Books - Read and Enjoyed

Exhalation

Alfred A. Knopf, 2019

by Ted Chiang

Like in the collection Stories of Your Life, that I reviewed earlier this year, in the stories of Exhalation Ted Chiang explores the weird consequences of odd assumptions in compelling, sometimes thrilling stories. These assumptions are either not yet in place but plausible in the future, or obviously incorrect but accepted at some point in history, or have always been implausible but fascinating nevertheless.

In “The Truth of Fact, the Truth of Feeling” Ted Chiang explores how memory assistant technology changes the way we perceive history and experience our own memories. He does it in two interwoven stories, one playing in the past, the other in the future. The one in the past is told from Jijingi’s perspective, a thirteen year old boy from a village in Tivland, in today’s Nigeria, at the time when Europeans had come to the area and changed the ways how the Tiv people lived. One of the things Europeans brought with them was writing. Jijingi learned writing from a missionary and thus became secretary of Sabe, one of the clan elders. One of the things Sabe had to discuss and, together with elders of other clans to decide, was, with which other clans they should join in order to simplify administration. A sensible decision had to be based on where clans originated from and how they were related. The clan elders had a view of those relations based on their own memories and on what had been related to them from their ancestors. But when Jijingi looked up the written record of the Europeans, it did not match quite the understanding of the clan elders. The dispute was complicated by the fact that it was not only a matter of factual history but also of similarity of values, life styles, and customs.

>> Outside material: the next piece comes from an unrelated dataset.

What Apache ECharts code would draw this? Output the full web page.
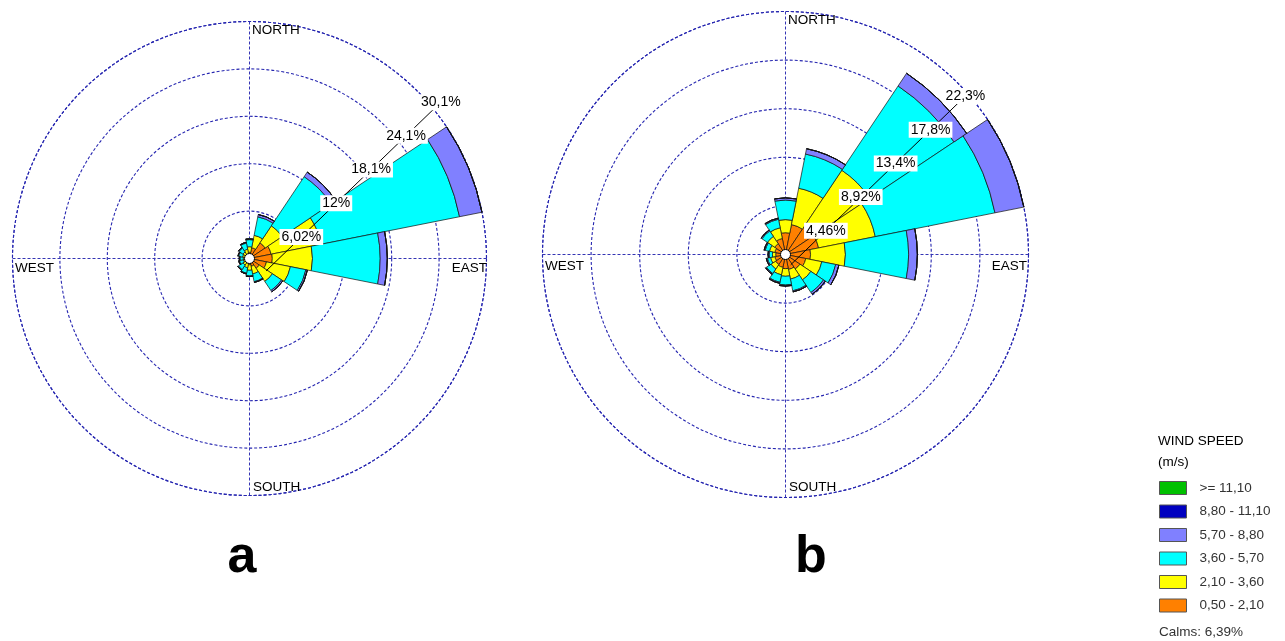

The story of the future follows the impact of lifelogging and Remem. Remem is a visual search algorithm that allows to find relevant video sequences in exabytes of video streams within milliseconds. For people who make lifelogs with their spectacle integrated cameras, Remem smoothly gives answers to questions like, “where did I put my keys in the morning?” or “what was the name of the Greek restaurant we visited in our vacations ten or twelve years ago in California? Or was it Florida?” But the more impact-full questions were when partners quarrel about who had said what in an argument a day or a month ago, how exactly one had offended the other, and why one had been misunderstood by the other. Remem mercilessly uncovers that our own memories are greatly distorted and has the potential to fully unravel our perceptions of ourselves and others. While Remem contributes to a more faithful understanding of our own behaviors, it also seems to foster small-minded, petty fighting about who is right and who is wrong. Hence, not everybody embraces its use and some find its benefits limited and its overall effect harmful. But in the story at hand the narrator uncovers, with Remem’s help, an inconvenient truth about his relation with his daughter. He had been estranged from his daughter years ago and the way he remembered the reasons and mechanics of this estrangement turned out not to be quite in line with the facts.

In other stories Ted Chiang explores how our avatars develop when they learn how to learn and the virtual and the real world starts to merge (“The Lifecylce of Software Objects”), or how science might have developed if the Bible’s claim that God created the world some 7000 years ago were found to be correct (“Omphalos”). “Anxiety is the Dizzyness of Freedom” studies the effects a device called prism, for “Plaga interworld signaling mechanism” might have. Given that the multiverse theory is true and the world splits in every moment in an uncountable number of multiverses and they quickly diverge from each other due to small initial differences in quantum fluctuations, prism allows to keep contact with one of the other multiverses, at least for some time. As the prism technology develops, the amount of information that can be exchanged between two connected multiverses grows, from a few bits in the beginning to entire video calls after some years. Given prisms growing capabilities, people start to wonder how their selves developed in other multiverses, if they made similar choices, if their para-selves were as lucky or unlucky as themselves, or if they had met the same partner and raised the same children.

Each of these stories is a gem and delves into fascinating questions that all have, but looked upon from a radically new and unexpected angle.

Ted Chiang (his Chinese name is Chiang Feng-nan (姜峯楠)), born in 1967 in New York, is the son of Chinese parents who migrated via Taiwan to the US. A Computer scientist by training he started to write science fiction stories already as teenager and has now won several awards for his lucid, sometimes magical stories. The movie Arrival is based in his “The Story of Your Life”, which by itself is fascinating even though it deviates significantly from Chiang’s narrative.